▶ [Given request]: Reproduce the material word for word; the images stay out.

▶ [Stored data]:
----

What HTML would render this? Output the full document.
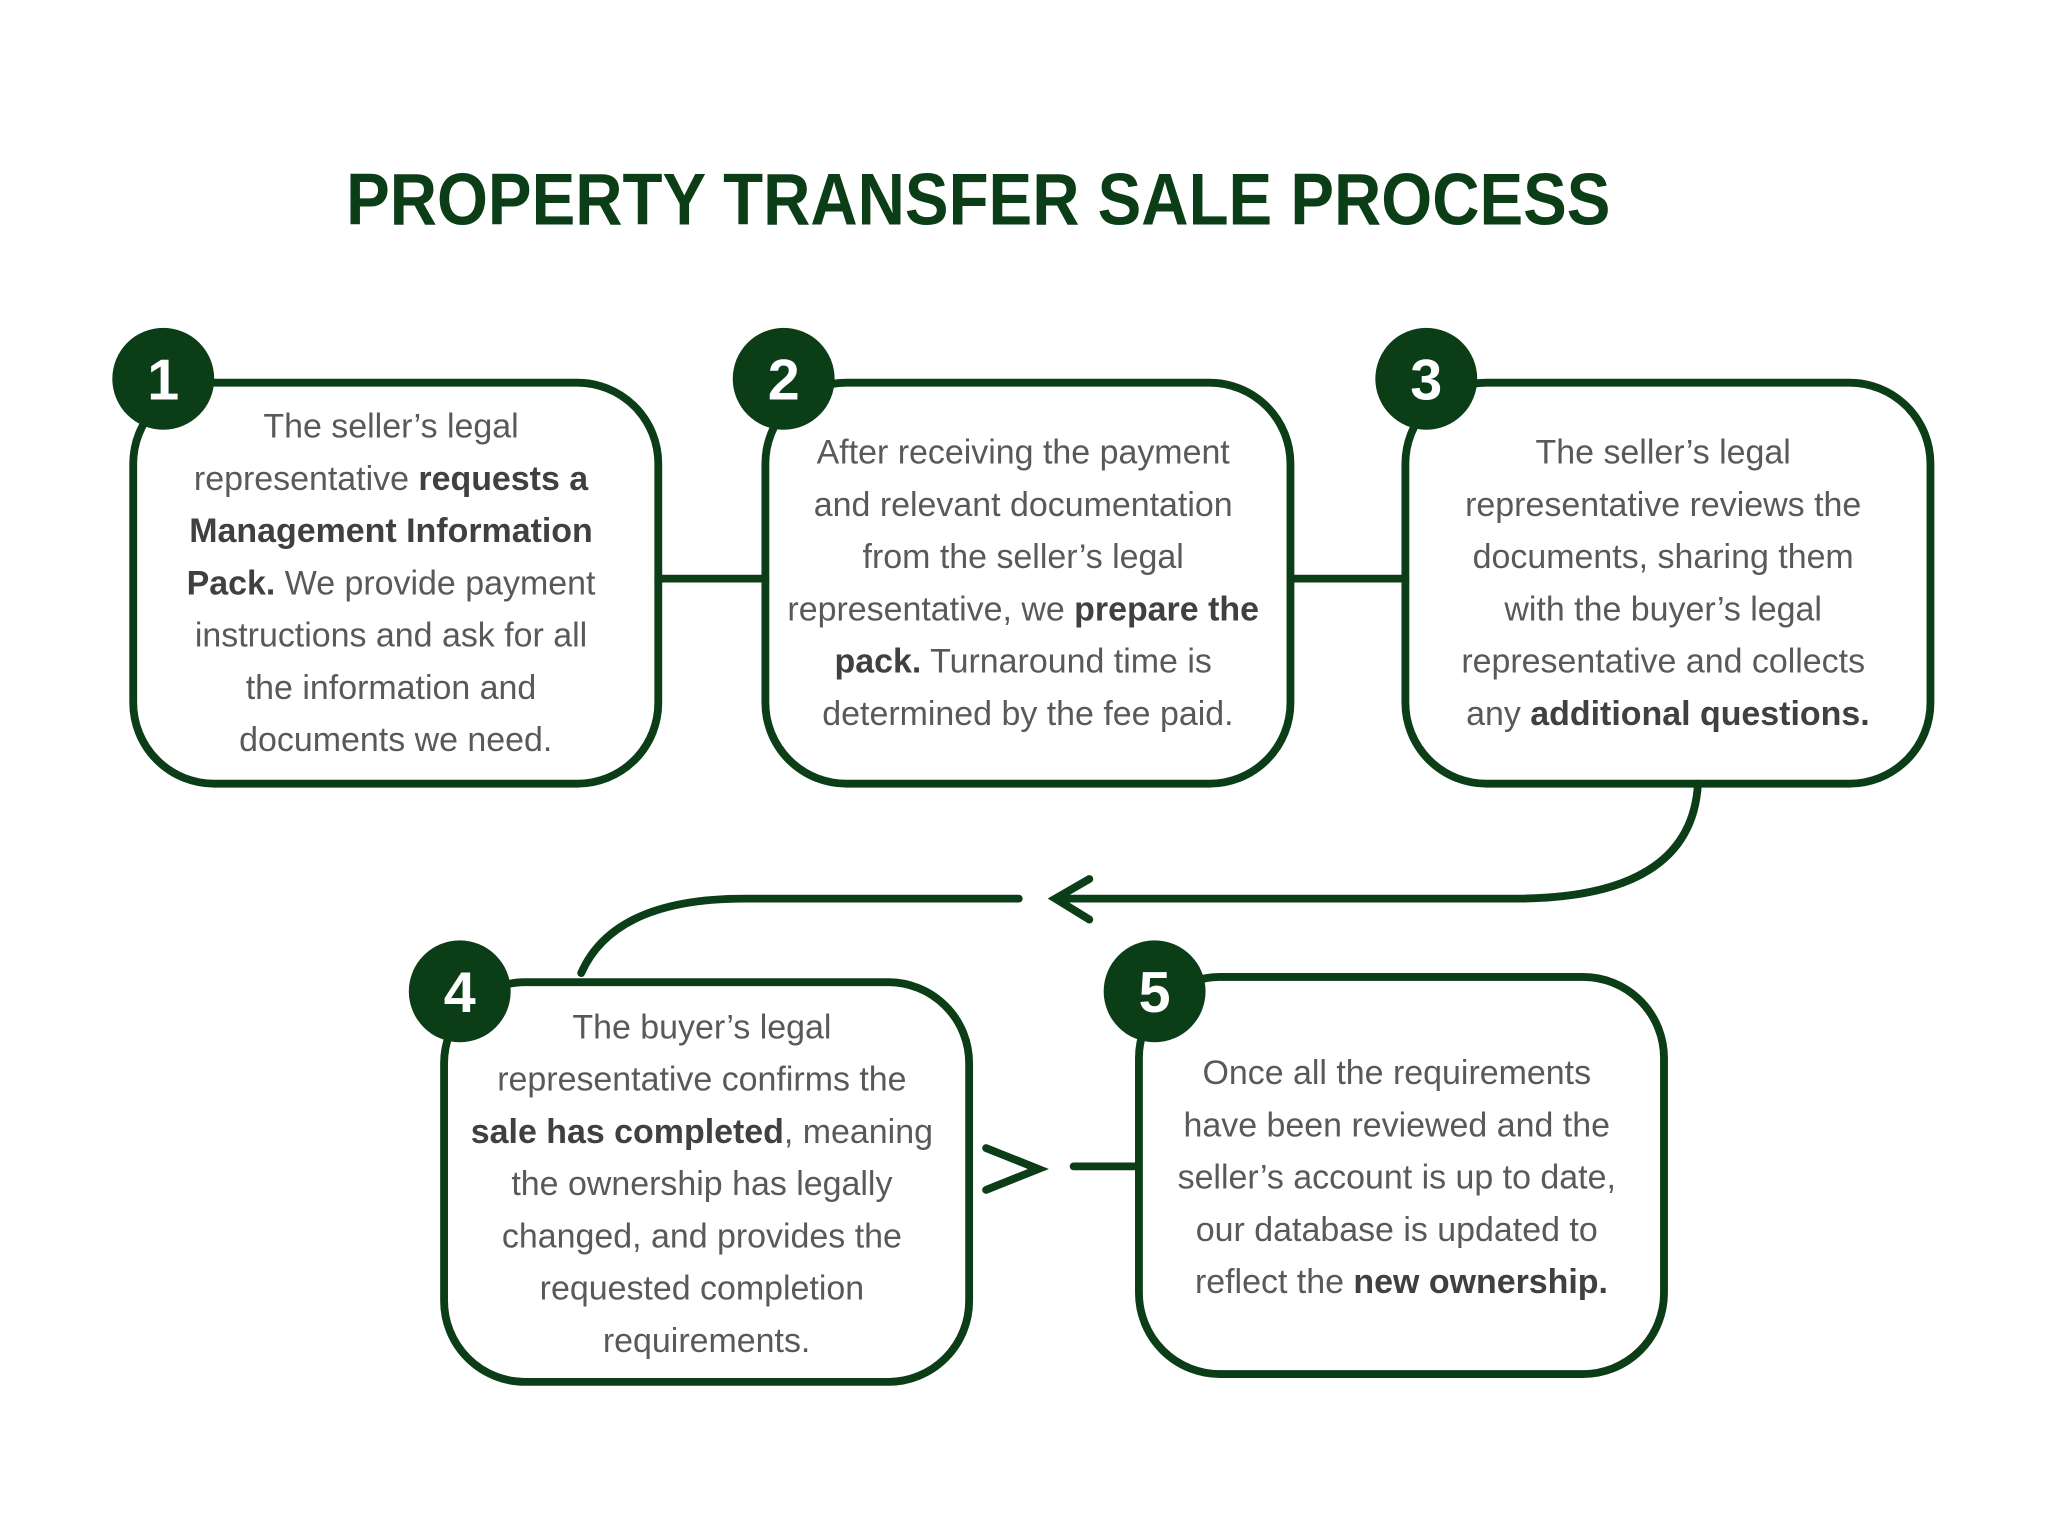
<!DOCTYPE html>
<html><head><meta charset="utf-8"><style>
html,body{margin:0;padding:0;background:#fff}
svg{display:block}
.t{font-family:"Liberation Sans",sans-serif;font-size:26px;fill:#58595b;text-anchor:middle}
.t tspan.b{font-weight:bold;fill:#3f4042}
.n{font-family:"Liberation Sans",sans-serif;font-size:44px;font-weight:bold;fill:#fff;text-anchor:middle}
</style></head><body>
<svg width="2048" height="1536" viewBox="0 0 1568 1176" xmlns="http://www.w3.org/2000/svg">
<rect width="1568" height="1176" fill="#fff"/>
<text x="749" y="172" font-family="Liberation Sans,sans-serif" font-weight="bold" font-size="56" fill="#0b3d17" text-anchor="middle" textLength="968" lengthAdjust="spacingAndGlyphs">PROPERTY TRANSFER SALE PROCESS</text>
<g fill="none" stroke="#0b3d17" stroke-width="6" stroke-linecap="round">
<line x1="504" y1="443" x2="586" y2="443"/>
<line x1="988" y1="443" x2="1076" y2="443"/>
<path d="M1300 600 Q1295 688 1160 688 L810 688"/>
<polyline points="834,673 808,688 834,704"/>
<path d="M780 688 L570 688 Q470 688 445 745"/>
<polyline points="755,879 795,895 755,911"/>
<line x1="822" y1="893" x2="870" y2="893"/>
<rect x="102" y="293" width="402" height="307" rx="62"/>
<rect x="586" y="293" width="402" height="307" rx="62"/>
<rect x="1076" y="293" width="402" height="307" rx="62"/>
<rect x="340" y="752" width="402" height="306" rx="62"/>
<rect x="872" y="748" width="402" height="304" rx="62"/>
</g>
<g fill="#0b3d17">
<circle cx="125" cy="290" r="39"/><circle cx="600" cy="290" r="39"/><circle cx="1092" cy="290" r="39"/>
<circle cx="352" cy="759" r="39"/><circle cx="884" cy="759" r="39"/>
</g>
<text class="n" x="125" y="306">1</text><text class="n" x="600" y="306">2</text><text class="n" x="1092" y="306">3</text>
<text class="n" x="352" y="775">4</text><text class="n" x="884" y="775">5</text>
<text class="t">
<tspan x="303" y="335">The seller’s legal</tspan>
<tspan x="303" y="375">representative <tspan class="b">requests a</tspan></tspan>
<tspan x="303" y="415" class="b">Management Information</tspan>
<tspan x="303" y="455"><tspan class="b">Pack.</tspan>  We provide payment</tspan>
<tspan x="303" y="495">instructions and ask for all</tspan>
<tspan x="303" y="535">the information and</tspan>
<tspan x="303" y="575">documents we need.</tspan>
</text>
<text class="t">
<tspan x="787" y="355">After receiving the payment</tspan>
<tspan x="787" y="395">and relevant documentation</tspan>
<tspan x="787" y="435">from the seller’s legal</tspan>
<tspan x="787" y="475">representative, we <tspan class="b">prepare the</tspan></tspan>
<tspan x="787" y="515"><tspan class="b">pack.</tspan> Turnaround time is</tspan>
<tspan x="787" y="555">determined by the fee paid.</tspan>
</text>
<text class="t">
<tspan x="1277" y="355">The seller’s  legal</tspan>
<tspan x="1277" y="395">representative reviews the</tspan>
<tspan x="1277" y="435">documents, sharing them</tspan>
<tspan x="1277" y="475">with the buyer’s legal</tspan>
<tspan x="1277" y="515">representative and collects</tspan>
<tspan x="1277" y="555">any <tspan class="b">additional questions.</tspan></tspan>
</text>
<text class="t">
<tspan x="541" y="795">The buyer’s legal</tspan>
<tspan x="541" y="835">representative confirms the</tspan>
<tspan x="541" y="875"><tspan class="b">sale has completed</tspan>, meaning</tspan>
<tspan x="541" y="915">the ownership has legally</tspan>
<tspan x="541" y="955">changed, and provides the</tspan>
<tspan x="541" y="995">requested completion</tspan>
<tspan x="541" y="1035">requirements.</tspan>
</text>
<text class="t">
<tspan x="1073" y="830">Once all the requirements</tspan>
<tspan x="1073" y="870">have been reviewed and the</tspan>
<tspan x="1073" y="910">seller’s account is up to date,</tspan>
<tspan x="1073" y="950">our database is updated to</tspan>
<tspan x="1073" y="990">reflect the <tspan class="b">new ownership.</tspan></tspan>
</text>
</svg>
</body></html>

----

▶ [Solution to the exercise]:
What HTML would render this? Output the full document.
<!DOCTYPE html>
<html><head><meta charset="utf-8"><style>
html,body{margin:0;padding:0;background:#fff}
svg{display:block}
.t{font-family:"Liberation Sans",sans-serif;font-size:26px;fill:#58595b;text-anchor:middle}
.t tspan.b{font-weight:bold;fill:#3f4042}
.n{font-family:"Liberation Sans",sans-serif;font-size:44px;font-weight:bold;fill:#fff;text-anchor:middle}
</style></head><body>
<svg width="2048" height="1536" viewBox="0 0 1568 1176" xmlns="http://www.w3.org/2000/svg">
<rect width="1568" height="1176" fill="#fff"/>
<text x="749" y="172" font-family="Liberation Sans,sans-serif" font-weight="bold" font-size="56" fill="#0b3d17" text-anchor="middle" textLength="968" lengthAdjust="spacingAndGlyphs">PROPERTY TRANSFER SALE PROCESS</text>
<g fill="none" stroke="#0b3d17" stroke-width="6" stroke-linecap="round">
<line x1="504" y1="443" x2="586" y2="443"/>
<line x1="988" y1="443" x2="1076" y2="443"/>
<path d="M1300 600 Q1295 688 1160 688 L810 688"/>
<polyline points="834,673 808,688 834,704"/>
<path d="M780 688 L570 688 Q470 688 445 745"/>
<polyline points="755,879 795,895 755,911"/>
<line x1="822" y1="893" x2="870" y2="893"/>
<rect x="102" y="293" width="402" height="307" rx="62"/>
<rect x="586" y="293" width="402" height="307" rx="62"/>
<rect x="1076" y="293" width="402" height="307" rx="62"/>
<rect x="340" y="752" width="402" height="306" rx="62"/>
<rect x="872" y="748" width="402" height="304" rx="62"/>
</g>
<g fill="#0b3d17">
<circle cx="125" cy="290" r="39"/><circle cx="600" cy="290" r="39"/><circle cx="1092" cy="290" r="39"/>
<circle cx="352" cy="759" r="39"/><circle cx="884" cy="759" r="39"/>
</g>
<text class="n" x="125" y="306">1</text><text class="n" x="600" y="306">2</text><text class="n" x="1092" y="306">3</text>
<text class="n" x="352" y="775">4</text><text class="n" x="884" y="775">5</text>
<text class="t">
<tspan x="303" y="335">The seller’s legal</tspan>
<tspan x="303" y="375">representative <tspan class="b">requests a</tspan></tspan>
<tspan x="303" y="415" class="b">Management Information</tspan>
<tspan x="303" y="455"><tspan class="b">Pack.</tspan>  We provide payment</tspan>
<tspan x="303" y="495">instructions and ask for all</tspan>
<tspan x="303" y="535">the information and</tspan>
<tspan x="303" y="575">documents we need.</tspan>
</text>
<text class="t">
<tspan x="787" y="355">After receiving the payment</tspan>
<tspan x="787" y="395">and relevant documentation</tspan>
<tspan x="787" y="435">from the seller’s legal</tspan>
<tspan x="787" y="475">representative, we <tspan class="b">prepare the</tspan></tspan>
<tspan x="787" y="515"><tspan class="b">pack.</tspan> Turnaround time is</tspan>
<tspan x="787" y="555">determined by the fee paid.</tspan>
</text>
<text class="t">
<tspan x="1277" y="355">The seller’s  legal</tspan>
<tspan x="1277" y="395">representative reviews the</tspan>
<tspan x="1277" y="435">documents, sharing them</tspan>
<tspan x="1277" y="475">with the buyer’s legal</tspan>
<tspan x="1277" y="515">representative and collects</tspan>
<tspan x="1277" y="555">any <tspan class="b">additional questions.</tspan></tspan>
</text>
<text class="t">
<tspan x="541" y="795">The buyer’s legal</tspan>
<tspan x="541" y="835">representative confirms the</tspan>
<tspan x="541" y="875"><tspan class="b">sale has completed</tspan>, meaning</tspan>
<tspan x="541" y="915">the ownership has legally</tspan>
<tspan x="541" y="955">changed, and provides the</tspan>
<tspan x="541" y="995">requested completion</tspan>
<tspan x="541" y="1035">requirements.</tspan>
</text>
<text class="t">
<tspan x="1073" y="830">Once all the requirements</tspan>
<tspan x="1073" y="870">have been reviewed and the</tspan>
<tspan x="1073" y="910">seller’s account is up to date,</tspan>
<tspan x="1073" y="950">our database is updated to</tspan>
<tspan x="1073" y="990">reflect the <tspan class="b">new ownership.</tspan></tspan>
</text>
</svg>
</body></html>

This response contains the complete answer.